I went up the stairs and onto the balcony overlooking the MacLeod Hall; right on the spot where Lady Pearce likes to take in the Zumba class. I didn’t want to disturb the crew further out on the balcony, who were working away quite diligently. Unfortunately, owing to a fear of heights and claustrophobia, which I only get on enclosed stairwells, I didn’t make it all the way up to the top. Lady Pearce wasn’t quite so willing to help me out there. And trust me, I’m scared enough on narrow stairwells, that a ghost would be very welcome!
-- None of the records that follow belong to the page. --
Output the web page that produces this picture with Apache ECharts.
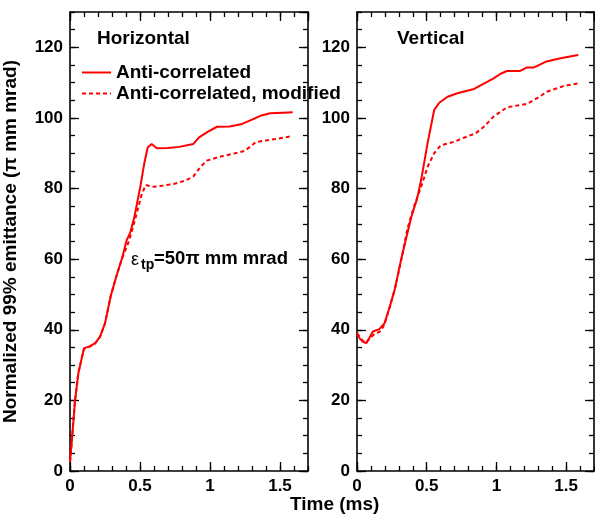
<!DOCTYPE html>
<html>
<head>
<meta charset="utf-8">
<script src="https://cdn.jsdelivr.net/npm/echarts@6/dist/echarts.min.js"></script>
<style>html,body{margin:0;padding:0;background:#fff;}#c{width:595px;height:514px;}</style>
</head>
<body>
<div id="c"></div>
<script>
// ---- data (time in ms, emittance in pi mm mrad) ----
const hSolid = [[0,2.5],[0.012,8],[0.036,20],[0.06,27.7],[0.1,34.8],[0.14,35.3],[0.18,36.2],[0.214,38],[0.25,41.8],[0.29,49.4],[0.33,55],[0.37,60],[0.405,65.4],[0.43,67.5],[0.46,72],[0.5,80],[0.53,87],[0.555,91.6],[0.583,92.6],[0.62,91.4],[0.7,91.5],[0.78,91.8],[0.88,92.6],[0.92,94.4],[0.98,96],[1.05,97.5],[1.14,97.6],[1.23,98.3],[1.3,99.5],[1.36,100.6],[1.43,101.3],[1.52,101.5],[1.59,101.6]];
const hDashed = [[0,2.5],[0.012,8],[0.036,20],[0.06,28],[0.1,34.6],[0.14,35.2],[0.18,36.1],[0.214,38],[0.25,41.8],[0.29,49.4],[0.33,55],[0.37,60],[0.42,65],[0.46,70.5],[0.51,78],[0.54,81],[0.595,80.5],[0.66,80.8],[0.74,81.3],[0.82,82.2],[0.88,83.4],[0.93,86],[0.976,87.9],[1.07,89],[1.16,89.8],[1.25,90.7],[1.33,93.2],[1.4,93.6],[1.48,94.1],[1.59,94.9]];
const vSolid = [[0,39],[0.02,37.5],[0.043,36.6],[0.067,36.2],[0.09,37.8],[0.114,39.5],[0.16,40.2],[0.197,41.8],[0.235,46.5],[0.27,51.3],[0.316,59.8],[0.35,65.5],[0.39,72],[0.43,77],[0.46,82.4],[0.506,92.8],[0.554,102.3],[0.59,104.3],[0.65,106],[0.72,107],[0.84,108.2],[0.9,109.5],[0.98,111.2],[1.03,112.5],[1.076,113.3],[1.17,113.3],[1.22,114.3],[1.27,114.3],[1.36,116],[1.46,116.9],[1.587,117.8]];
const vDashed = [[0,39],[0.043,36.8],[0.067,36.4],[0.09,37.5],[0.12,38.6],[0.17,39.6],[0.197,41.5],[0.235,46.5],[0.27,51.3],[0.316,59.5],[0.364,69],[0.41,75],[0.46,80.5],[0.51,86.5],[0.554,90],[0.6,92.2],[0.7,93.3],[0.767,94.4],[0.85,95.6],[0.91,97.5],[0.98,100.4],[1.076,103],[1.22,104],[1.31,106],[1.36,107.4],[1.48,109],[1.587,109.8]];
const seriesNames = ['Anti-correlated', 'Anti-correlated, modified'];
const panelTitles = ['Horizontal', 'Vertical'];
const xRange = [0, 1.7], xMajor = 0.5, xMinor = 0.1;
const yRange = [0, 130], yMajor = 20, yMinor = 5;
const yAxisTitle = 'Normalized 99% emittance (\u03c0 mm mrad)';
const xAxisTitle = 'Time (ms)';

// ---- build ----
const FONT = '"Liberation Sans", Arial, sans-serif';
const grids = [
  {left: 70, top: 12, width: 238, height: 459},
  {left: 357, top: 12, width: 237, height: 459}
];
function axisSet(kind, g) {
  const isX = kind === 'x';
  const range = isX ? xRange : yRange;
  const positions = isX ? ['bottom', 'top'] : ['left', 'right'];
  const out = [];
  positions.forEach((pos, pi) => {
    [true, false].forEach(major => {
      out.push({
        type: 'value', gridIndex: g, position: pos,
        min: range[0], max: range[1],
        interval: major ? (isX ? xMajor : yMajor) : (isX ? xMinor : yMinor),
        axisLine: {show: major, onZero: false, lineStyle: {color: '#000', width: 1.6}},
        axisTick: {show: true, inside: true, length: major ? 9 : 5, lineStyle: {color: '#000', width: 1.3}},
        axisLabel: {show: major && pi === 0, showMaxLabel: false, margin: 7,
          color: '#000', fontFamily: FONT, fontWeight: 'bold', fontSize: 17},
        splitLine: {show: false},
        name: (!isX && g === 0 && major && pi === 0) ? yAxisTitle : '',
        nameLocation: 'middle', nameGap: 50, nameRotate: 90,
        nameTextStyle: {color: '#000', fontFamily: FONT, fontWeight: 'bold', fontSize: 19}
      });
    });
  });
  return out;
}
const xAxes = [...axisSet('x', 0), ...axisSet('x', 1)];
const yAxes = [...axisSet('y', 0), ...axisSet('y', 1)];

function line(name, data, g, dashed) {
  return {
    type: 'line', name, data, xAxisIndex: g * 4, yAxisIndex: g * 4,
    showSymbol: false, symbol: 'none', smooth: false, animation: false,
    lineStyle: {color: '#ff0000', width: 2, type: dashed ? [4, 3] : 'solid'},
    itemStyle: {color: '#ff0000'}
  };
}

const chart = echarts.init(document.getElementById('c'), null, {renderer: 'canvas'});
chart.setOption({
  animation: false,
  backgroundColor: '#fff',
  grid: grids,
  xAxis: xAxes,
  yAxis: yAxes,
  title: [
    {text: panelTitles[0], left: 92, top: 24, textStyle: {color: '#000', fontFamily: FONT, fontWeight: 'bold', fontSize: 19}},
    {text: panelTitles[1], left: 392, top: 24, textStyle: {color: '#000', fontFamily: FONT, fontWeight: 'bold', fontSize: 19}}
  ],
  legend: {
    data: seriesNames, orient: 'vertical', left: 76, top: 58,
    itemWidth: 29, itemHeight: 10, itemGap: 2,
    itemStyle: {opacity: 0},
    textStyle: {color: '#000', fontFamily: FONT, fontWeight: 'bold', fontSize: 19}
  },
  graphic: [
    {type: 'text', left: 131, top: 251, style: {text: '\u03b5', font: '18px ' + FONT, fill: '#000'}},
    {type: 'text', left: 141, top: 258, style: {text: 'tp', font: 'bold 14px ' + FONT, fill: '#000'}},
    {type: 'text', left: 154, top: 249, style: {text: '=50\u03c0 mm mrad', font: 'bold 18.5px ' + FONT, fill: '#000'}},
    {type: 'text', left: 290, top: 495, style: {text: xAxisTitle, font: 'bold 19px ' + FONT, fill: '#000'}}
  ],
  series: [
    line(seriesNames[0], hSolid, 0, false),
    line(seriesNames[1], hDashed, 0, true),
    line(seriesNames[0], vSolid, 1, false),
    line(seriesNames[1], vDashed, 1, true)
  ]
});
</script>
</body>
</html>
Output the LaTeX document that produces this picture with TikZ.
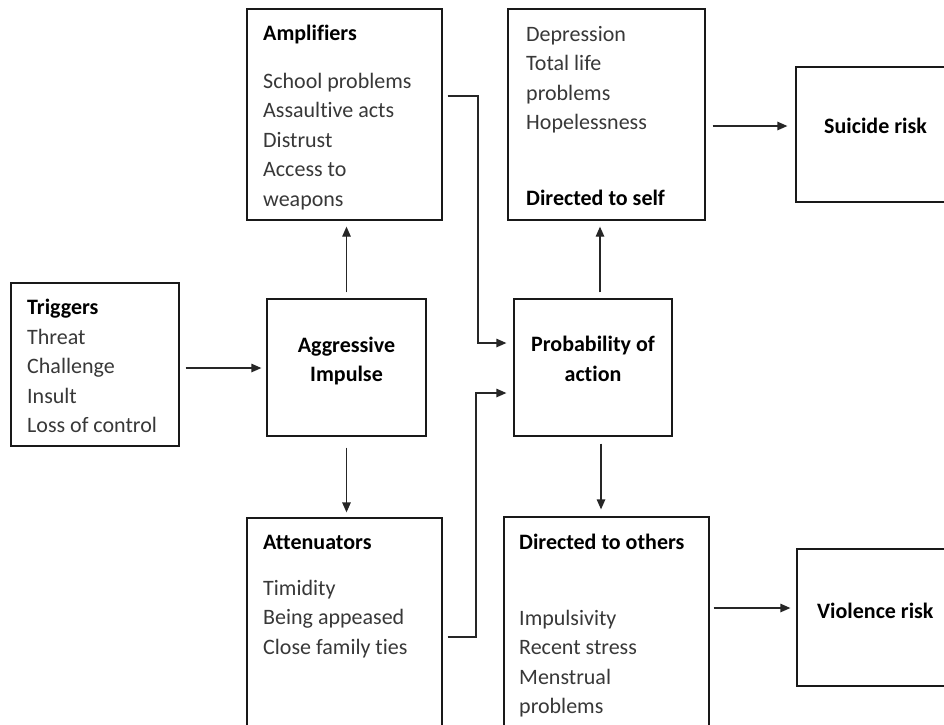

And there we have the ghosts of the Pearce Institute, Govan – one of Glasgow’s best-kept ghost stories, and indeed little known architectural treasures. An interesting aside is that during the construction of the P.I., which started in 1894, a well was uncovered in a path that then led to the churchyard. No one was sure what it was for, and local historian, T.M. Brotchie was soon on the case. He could find no contemporary memory of a well, apart from one very old man, who remembered his grandmother talking about a ‘guid well’ in the area. Presumably this was that well. Brotchie concluded that it had been a holy well back in the days when Govan Church was significant in the ancient Kingdom of Strathclyde. Whatever the case, and whether or not the well still lies beneath, the Pearce Institute, a ‘guid place’, now occupies the site.